For all of these endpoints, Flow offers a delta-updates mode. When using delta updates, Flow does not attempt to maintain full reductions of each unique collection key. Instead, Flow locally reduces documents within each transaction (this is often called a "combine"), and then materializes one delta document per key to the endpoint.
In other words, when delta updates are used, Flow sends information about data changes by key, and further reduction is left up to the endpoint system. Some systems may reduce documents similar to Flow; others use a different mechanism; still others may not perform reductions at all.
A given endpoint may support standard updates, delta updates, or both. This depends on the materialization connector. Expect that a connector will use standard updates only unless otherwise noted in its documentation.
Delta updates for every binding in a Materialization
When configuring a materialization, you can set delta updates as the materialization mechanism for every binding. Afterwards, you are able to modify this setting individually for each binding for further customization.
This functionality is only supported for Materialization connectors that have the x-delta-updates
field implemented. Consult the individual connector documentation for details.
Using sourceCapture
to synchronize capture and materialization bindings
In some cases, you just want a destination system to always reflects the source
system as closely as possible, even as the source system changes over time. The
sourceCapture
property of a materialization allows you to do exactly that.

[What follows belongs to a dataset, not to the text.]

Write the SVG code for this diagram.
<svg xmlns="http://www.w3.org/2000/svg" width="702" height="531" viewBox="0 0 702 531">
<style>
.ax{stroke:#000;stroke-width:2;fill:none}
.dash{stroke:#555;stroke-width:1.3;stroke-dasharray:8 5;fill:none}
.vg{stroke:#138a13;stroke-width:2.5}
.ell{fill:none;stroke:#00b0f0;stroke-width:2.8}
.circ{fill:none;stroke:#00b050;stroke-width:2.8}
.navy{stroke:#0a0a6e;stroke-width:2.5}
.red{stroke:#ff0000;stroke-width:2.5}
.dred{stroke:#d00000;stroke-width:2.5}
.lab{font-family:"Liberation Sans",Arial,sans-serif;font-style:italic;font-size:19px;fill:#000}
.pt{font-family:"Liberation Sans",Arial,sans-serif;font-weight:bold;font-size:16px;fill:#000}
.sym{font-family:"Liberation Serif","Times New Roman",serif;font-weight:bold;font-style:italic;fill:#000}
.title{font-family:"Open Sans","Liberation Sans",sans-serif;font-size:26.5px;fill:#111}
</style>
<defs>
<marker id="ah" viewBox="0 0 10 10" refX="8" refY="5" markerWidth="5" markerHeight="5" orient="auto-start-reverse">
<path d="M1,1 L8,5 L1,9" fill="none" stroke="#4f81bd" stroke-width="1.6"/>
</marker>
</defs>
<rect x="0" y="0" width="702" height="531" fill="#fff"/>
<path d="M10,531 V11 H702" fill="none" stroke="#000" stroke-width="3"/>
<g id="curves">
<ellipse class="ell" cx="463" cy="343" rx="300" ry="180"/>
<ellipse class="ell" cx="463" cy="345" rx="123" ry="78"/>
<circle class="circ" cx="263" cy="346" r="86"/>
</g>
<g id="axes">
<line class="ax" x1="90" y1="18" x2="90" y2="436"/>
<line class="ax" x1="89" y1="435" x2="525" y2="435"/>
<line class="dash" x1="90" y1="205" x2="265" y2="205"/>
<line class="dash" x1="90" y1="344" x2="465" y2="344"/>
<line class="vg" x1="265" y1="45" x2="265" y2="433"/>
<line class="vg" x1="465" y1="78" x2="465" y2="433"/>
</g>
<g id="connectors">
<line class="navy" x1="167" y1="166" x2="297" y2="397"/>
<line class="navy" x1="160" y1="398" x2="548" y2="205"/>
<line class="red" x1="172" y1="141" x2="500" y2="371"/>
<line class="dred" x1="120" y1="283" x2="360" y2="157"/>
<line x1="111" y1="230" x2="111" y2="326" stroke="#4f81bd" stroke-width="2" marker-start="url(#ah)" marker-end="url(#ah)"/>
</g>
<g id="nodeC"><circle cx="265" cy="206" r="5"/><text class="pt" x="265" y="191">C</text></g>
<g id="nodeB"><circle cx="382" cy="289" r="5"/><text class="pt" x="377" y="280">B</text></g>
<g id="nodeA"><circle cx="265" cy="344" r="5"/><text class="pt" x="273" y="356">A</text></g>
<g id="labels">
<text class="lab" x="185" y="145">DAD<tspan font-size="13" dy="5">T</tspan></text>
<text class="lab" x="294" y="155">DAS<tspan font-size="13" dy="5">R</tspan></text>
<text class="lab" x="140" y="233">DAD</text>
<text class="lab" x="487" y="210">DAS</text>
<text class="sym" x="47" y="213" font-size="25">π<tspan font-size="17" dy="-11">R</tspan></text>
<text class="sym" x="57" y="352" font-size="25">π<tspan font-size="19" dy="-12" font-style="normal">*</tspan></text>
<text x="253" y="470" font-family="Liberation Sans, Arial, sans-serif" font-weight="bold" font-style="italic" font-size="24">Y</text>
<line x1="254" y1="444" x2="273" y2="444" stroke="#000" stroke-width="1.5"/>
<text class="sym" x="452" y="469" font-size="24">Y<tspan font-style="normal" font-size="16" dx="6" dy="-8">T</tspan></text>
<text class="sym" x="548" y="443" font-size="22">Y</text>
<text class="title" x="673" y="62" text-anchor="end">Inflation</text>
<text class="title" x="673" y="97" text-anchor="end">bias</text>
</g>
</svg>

If you set a sourceCapture
on your materialization, then the bindings of the
materialization will be automatically kept in sync with the bindings of the
capture. As bindings are added to the capture, they will be automatically added
to the materialization. This works regardless of whether the bindings were added
to the capture manually or automatically. Bindings that are removed from the
capture are not removed from the materialization.
Default Schema Names in Destinations
Estuary Flow supports configuring the default destination schema on the materialization level.
When a capture provides a schema or namespace, it will automatically be used as the default schema value for all bindings in the materialization.
While schema names are automatically assigned based on the capture, you can still manually set the schema name for individual bindings if needed.
You can also set a default schema name at the materialization level. This applies to all bindings within that materialization, ensuring a consistent schema naming convention throughout the data pipeline.
This functionality is only supported for Materialization connectors that have the x-schema-name
field implemented. Consult the individual connector documentation for details.
How It Works
-
Source Capture Level:
- If the source capture provides a schema or namespace, it will be used as the default schema for all bindings in
- the materialization.
-
Manual Overrides:
- You can still manually configure schema names for each binding, overriding the default schema if needed.
-
Materialization-Level Configuration:
- The default schema name can be set at the materialization level, ensuring that all new captures within that
- materialization automatically inherit the default schema name.
Configuration Steps
-
Set Default Schema at Source Capture Level:
- When defining your source capture, specify the schema or namespace. If no schema is provided, Estuary Flow will
- automatically assign a default schema.
-
Override Schema at Binding Level:
- For any binding, you can manually override the default schema by specifying a different schema name.
-
Set Default Schema at Materialization Level:
- During the materialization configuration, set a default schema name for all captures within the materialization.